PARIS - O melhor retrato do estado de espírito que predomina na França na véspera da eleição presidencial pode ser visto no Théâtre Le Temple: o "one-man-show" Gady diverte-se com a peça "Hier ça ira mieux" (ou ontem será melhor, em tradução adaptada).
E eu pensava que só os argentinos cultivavam esse sentimento profundo de que "todo tiempo pasado fue mejor", como costumam dizer. Ou jurar, sobre Carlos Gardel, que "cada dia canta mejor", embora Gardel tenha morrido há 72 anos.
A melancolia dos argentinos, eu até entendo. No entre-guerras, a Argentina figurava entre os sete países mais ricos do mundo. Hoje, perde até do Brasil.
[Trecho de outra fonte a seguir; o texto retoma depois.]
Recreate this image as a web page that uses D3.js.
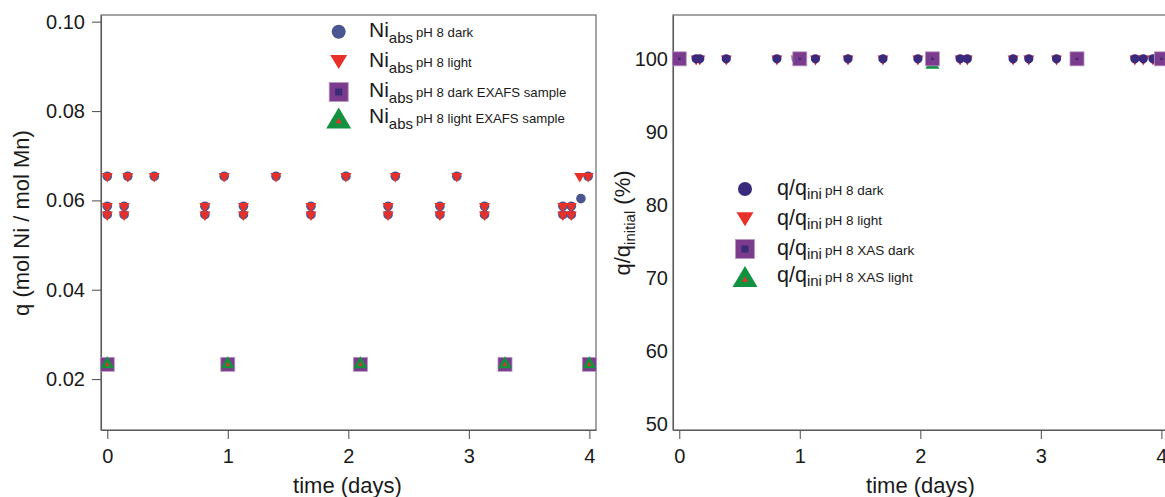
<!DOCTYPE html>
<html>
<head>
<meta charset="utf-8">
<script src="https://cdn.jsdelivr.net/npm/d3@7"></script>
<style>
  html, body { margin: 0; padding: 0; background: #fff; }
  svg { display: block; }
  text { font-family: "Liberation Sans", Arial, Helvetica, sans-serif; fill: #1a1a1a; }
</style>
</head>
<body>
<svg id="chart" width="1165" height="497"></svg>
<script>
// ---------------- DATA ----------------
// Left panel: Ni uptake q (mol Ni / mol Mn) vs time (days)
const darkTime  = [0, 0, 0, 0.14, 0.14, 0.17, 0.39, 0.81, 0.81, 0.97, 1.13, 1.13, 1.40, 1.69, 1.69, 1.98, 2.33, 2.33, 2.39, 2.76, 2.76, 2.90, 3.13, 3.13, 3.78, 3.78, 3.85, 3.85, 3.93, 3.99];
const darkQ     = [0.0654, 0.0587, 0.0568, 0.0587, 0.0568, 0.0654, 0.0654, 0.0587, 0.0568, 0.0654, 0.0587, 0.0568, 0.0654, 0.0587, 0.0568, 0.0654, 0.0587, 0.0568, 0.0654, 0.0587, 0.0568, 0.0654, 0.0587, 0.0568, 0.0587, 0.0568, 0.0587, 0.0568, 0.0604, 0.0654];
const lightTime = [0, 0, 0, 0.14, 0.14, 0.17, 0.39, 0.81, 0.81, 0.97, 1.13, 1.13, 1.40, 1.69, 1.69, 1.98, 2.33, 2.33, 2.39, 2.76, 2.76, 2.90, 3.13, 3.13, 3.78, 3.78, 3.85, 3.85, 3.92, 3.99];
const lightQ    = [0.0654, 0.0587, 0.0568, 0.0587, 0.0568, 0.0654, 0.0654, 0.0587, 0.0568, 0.0654, 0.0587, 0.0568, 0.0654, 0.0587, 0.0568, 0.0654, 0.0587, 0.0568, 0.0654, 0.0587, 0.0568, 0.0654, 0.0587, 0.0568, 0.0587, 0.0568, 0.0587, 0.0568, 0.0654, 0.0654];
const exafsTime   = [0, 1.0, 2.1, 3.3, 4.0];
const exafsDarkQ  = [0.0233, 0.0233, 0.0233, 0.0233, 0.0233];
const exafsLightQ = [0.0233, 0.0233, 0.0233, 0.0233, 0.0233];

// Right panel: q/q_initial (%) vs time (days)
const pctTime      = [0, 0.14, 0.17, 0.39, 0.81, 0.97, 1.13, 1.40, 1.69, 1.98, 2.33, 2.39, 2.77, 2.90, 3.13, 3.78, 3.85, 3.93, 3.99];
const pctDark      = [100, 100, 100, 100, 100, 100, 100, 100, 100, 100, 100, 100, 100, 100, 100, 100, 100, 100, 100];
const pctLight     = [100, 100, 100, 100, 100, 100, 100, 100, 100, 100, 100, 100, 100, 100, 100, 100, 100, 100, 100];
const xasTime      = [0, 1.0, 2.1, 3.3, 4.0];
const xasDarkPct   = [100, 100, 100, 100, 100];
const xasLightPct  = [100, 100, 99.45, 100, 100];

// Tick labels
const xTicks       = [0, 1, 2, 3, 4];
const leftYTicks   = [0.02, 0.04, 0.06, 0.08, 0.10];
const rightYTicks  = [50, 60, 70, 80, 90, 100];

// Legend labels
const leftLegendSub  = ["pH 8 dark", "pH 8 light", "pH 8 dark EXAFS sample", "pH 8 light EXAFS sample"];
const rightLegendSub = ["pH 8 dark", "pH 8 light", "pH 8 XAS dark", "pH 8 XAS light"];

// ---------------- STYLE ----------------
const C = {
  axis: "#5a5a5a",
  darkL: "#4b5690",
  darkR: "#3a2a7e",
  red: "#e8302a",
  purple: "#7b3c8d",
  purpleEdge: "#b896c4",
  inner: "#3a2c78",
  green: "#12923f"
};

const svg = d3.select("#chart");

// marker shape helpers (centred on centroid for triangles)
function triPath(w, h, down) {
  const hw = w / 2;
  if (down) return `M${-hw},${-h / 3}L${hw},${-h / 3}L0,${2 * h / 3}Z`;
  return `M0,${-2 * h / 3}L${hw},${h / 3}L${-hw},${h / 3}Z`;
}
function triBoxPath(w, h, down) {
  const hw = w / 2, hh = h / 2;
  if (down) return `M${-hw},${-hh}L${hw},${-hh}L0,${hh}Z`;
  return `M0,${-hh}L${hw},${hh}L${-hw},${hh}Z`;
}

function drawCircle(g, x, y, r, fill) {
  g.append("circle").attr("cx", x).attr("cy", y).attr("r", r).attr("fill", fill);
}
function drawDown(g, x, y, w, h, box) {
  g.append("path").attr("transform", `translate(${x},${y})`)
    .attr("d", box ? triBoxPath(w, h, true) : triPath(w, h, true)).attr("fill", C.red);
}
function drawSquare(g, x, y, s, inner) {
  g.append("rect").attr("x", x - s / 2).attr("y", y - s / 2).attr("width", s).attr("height", s)
    .attr("fill", C.purple).attr("stroke", C.purpleEdge).attr("stroke-width", 0.8);
  g.append("rect").attr("x", x - inner / 2).attr("y", y - inner / 2).attr("width", inner).attr("height", inner)
    .attr("fill", C.inner);
}
function drawUp(g, x, y, w, h, inner, box) {
  const t = g.append("g").attr("transform", `translate(${x},${y})`);
  t.append("path").attr("d", box ? triBoxPath(w, h, false) : triPath(w, h, false)).attr("fill", C.green);
  const cy = box ? h / 6 : 0;
  t.append("path").attr("transform", `translate(0,${cy})`).attr("d", triPath(inner, inner * 0.9, false)).attr("fill", C.red);
}

// ---------------- PANELS ----------------
const plotTop = 15, plotBottom = 430;
const L = { x0: 101, x1: 596 };
const R = { x0: 673, x1: 1168 };

const xL = d3.scaleLinear().domain([-0.052, 4.055]).range([L.x0, L.x1]);
const yL = d3.scaleLinear().domain([0.0086, 0.1015]).range([plotBottom, plotTop]);
const xR = d3.scaleLinear().domain([-0.052, 4.055]).range([R.x0, R.x1]);
const yR = d3.scaleLinear().domain([49.2, 106]).range([plotBottom, plotTop]);

function styleAxis(g, fs) {
  g.selectAll("path.domain").attr("stroke", C.axis).attr("stroke-width", 1.1);
  g.selectAll(".tick line").attr("stroke", C.axis).attr("stroke-width", 1.1);
  g.selectAll(".tick text").attr("font-size", fs).attr("fill", "#1a1a1a")
    .attr("font-family", '"Liberation Sans", Arial, Helvetica, sans-serif');
}

// Left frame
svg.append("rect").attr("x", L.x0).attr("y", plotTop).attr("width", L.x1 - L.x0).attr("height", plotBottom - plotTop)
  .attr("fill", "none").attr("stroke", C.axis).attr("stroke-width", 1.1);
// Right frame (right side falls off canvas)
svg.append("rect").attr("x", R.x0).attr("y", plotTop).attr("width", R.x1 - R.x0).attr("height", plotBottom - plotTop)
  .attr("fill", "none").attr("stroke", C.axis).attr("stroke-width", 1.1);

// Left axes
const gxL = svg.append("g").attr("transform", `translate(0,${plotBottom})`)
  .call(d3.axisBottom(xL).tickValues(xTicks).tickFormat(d3.format("d")).tickSize(9).tickPadding(10).tickSizeOuter(0));
styleAxis(gxL, 20);
const gyL = svg.append("g").attr("transform", `translate(${L.x0},0)`)
  .call(d3.axisLeft(yL).tickValues(leftYTicks).tickFormat(d3.format(".2f")).tickSize(9).tickPadding(7).tickSizeOuter(0));
styleAxis(gyL, 20);

// Right axes
const gxR = svg.append("g").attr("transform", `translate(0,${plotBottom})`)
  .call(d3.axisBottom(xR).tickValues(xTicks).tickFormat(d3.format("d")).tickSize(9).tickPadding(10).tickSizeOuter(0));
styleAxis(gxR, 20);
const gyR = svg.append("g").attr("transform", `translate(${R.x0},0)`)
  .call(d3.axisLeft(yR).tickValues(rightYTicks).tickFormat(d3.format("d")).tickSize(0).tickPadding(5).tickSizeOuter(0));
styleAxis(gyR, 20);

// Axis titles
svg.append("text").attr("x", (L.x0 + L.x1) / 2 - 1).attr("y", 493).attr("text-anchor", "middle")
  .attr("font-size", 22).text("time (days)");
svg.append("text").attr("x", (R.x0 + R.x1) / 2).attr("y", 493).attr("text-anchor", "middle")
  .attr("font-size", 22).text("time (days)");

svg.append("text").attr("transform", "translate(29,223) rotate(-90)").attr("text-anchor", "middle")
  .attr("font-size", 22).text("q (mol Ni / mol Mn)");

const yt = svg.append("text").attr("transform", "translate(630,223) rotate(-90)").attr("text-anchor", "middle")
  .attr("font-size", 22);
yt.append("tspan").text("q/q");
yt.append("tspan").attr("font-size", 15).attr("dy", 5).text("initial");
yt.append("tspan").attr("dy", -5).text(" (%)");

// ---------------- LEFT DATA ----------------
const gL = svg.append("g");
darkTime.forEach((t, i) => drawCircle(gL, xL(t), yL(darkQ[i]), 4.8, C.darkL));
lightTime.forEach((t, i) => drawDown(gL, xL(t), yL(lightQ[i]), 11, 9.5, false));
exafsTime.forEach((t, i) => drawSquare(gL, xL(t), yL(exafsDarkQ[i]), 14, 4));
exafsTime.forEach((t, i) => drawUp(gL, xL(t), yL(exafsLightQ[i]), 14, 12, 4.5, false));

// ---------------- RIGHT DATA ----------------
const gR = svg.append("g");
pctTime.forEach((t, i) => drawDown(gR, xR(t), yR(pctLight[i]), 11, 10, false));
pctTime.forEach((t, i) => drawCircle(gR, xR(t), yR(pctDark[i]), 4.6, C.darkR));
xasTime.forEach((t, i) => drawUp(gR, xR(t), yR(xasLightPct[i]), 14, 12, 4, true));
xasTime.forEach((t, i) => drawSquare(gR, xR(t), yR(xasDarkPct[i]), 14, 2.5));

// ---------------- LEGENDS ----------------
function legendMarker(g, k, x, y, darkColor) {
  if (k === 0) drawCircle(g, x, y, 7, darkColor);
  else if (k === 1) drawDown(g, x, y, 17, 14, true);
  else if (k === 2) drawSquare(g, x, y, 19, 7);
  else drawUp(g, x, y, 25, 21, 6, true);
}

const legL = svg.append("g");
const legLRows = [31.7, 62, 92, 118];
leftLegendSub.forEach((s, k) => {
  const y = legLRows[k];
  legendMarker(legL, k, 338.7, y, C.darkL);
  const tx = legL.append("text").attr("x", 369).attr("y", y + 5.2).attr("font-size", 21);
  tx.append("tspan").text("Ni");
  tx.append("tspan").attr("font-size", 15).attr("dy", 6).text("abs");
  tx.append("tspan").attr("font-size", 13.2).attr("dy", -6).attr("dx", 3).text(s);
});

const legR = svg.append("g");
const legRRows = [189, 219.3, 249, 276.5];
rightLegendSub.forEach((s, k) => {
  const y = legRRows[k];
  legendMarker(legR, k, 745, y, C.darkR);
  const tx = legR.append("text").attr("x", 777).attr("y", y + 5.5).attr("font-size", 21.5);
  tx.append("tspan").text("q/q");
  tx.append("tspan").attr("font-size", 15).attr("dy", 4).text("ini");
  tx.append("tspan").attr("font-size", 13.5).attr("dy", -4).attr("dx", 3).text(s);
});
</script>
</body>
</html>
Já os franceses não deveriam ter do que se queixar. Continuam sendo a quarta maior economia do mundo, apesar de anos e anos de os profetas do pensamento único cantarem a pedra de que a França está esclerosada porque se recusa a fazer as tais reformas ditas neoliberais. Melhor ainda: é, dos grandes países europeus, o menos desigual, se usado o critério de comparar a renda dos 10% mais pobres com a dos 10% mais ricos.
Tudo bem que o império se foi, que a voz da França, outrora poderosa, agora encontre dificuldades para sobressair até entre seus pares da Europa unificada. Ainda assim, é, no mínimo, má-fé falar em decadência de um país quando se abre a página de entrada do TGV (o trem de grande velocidade, quase tão sinônimo de França quanto a baguette) e se é informado de que, pela quarta vez, o trem bateu o recorde de velocidade ao atingir 574,8 km/ h. É recorde em área de alta tecnologia, não da velha economia.
Bom, se os franceses têm direito à nostalgia, porque não têm a palavra saudades, a classe média brasileira, espremida nesses últimos anos, está então inteiramente justificada, embora eu não esteja tão seguro de que, cá como aí, "todo tiempo pasado" tenha sido melhor.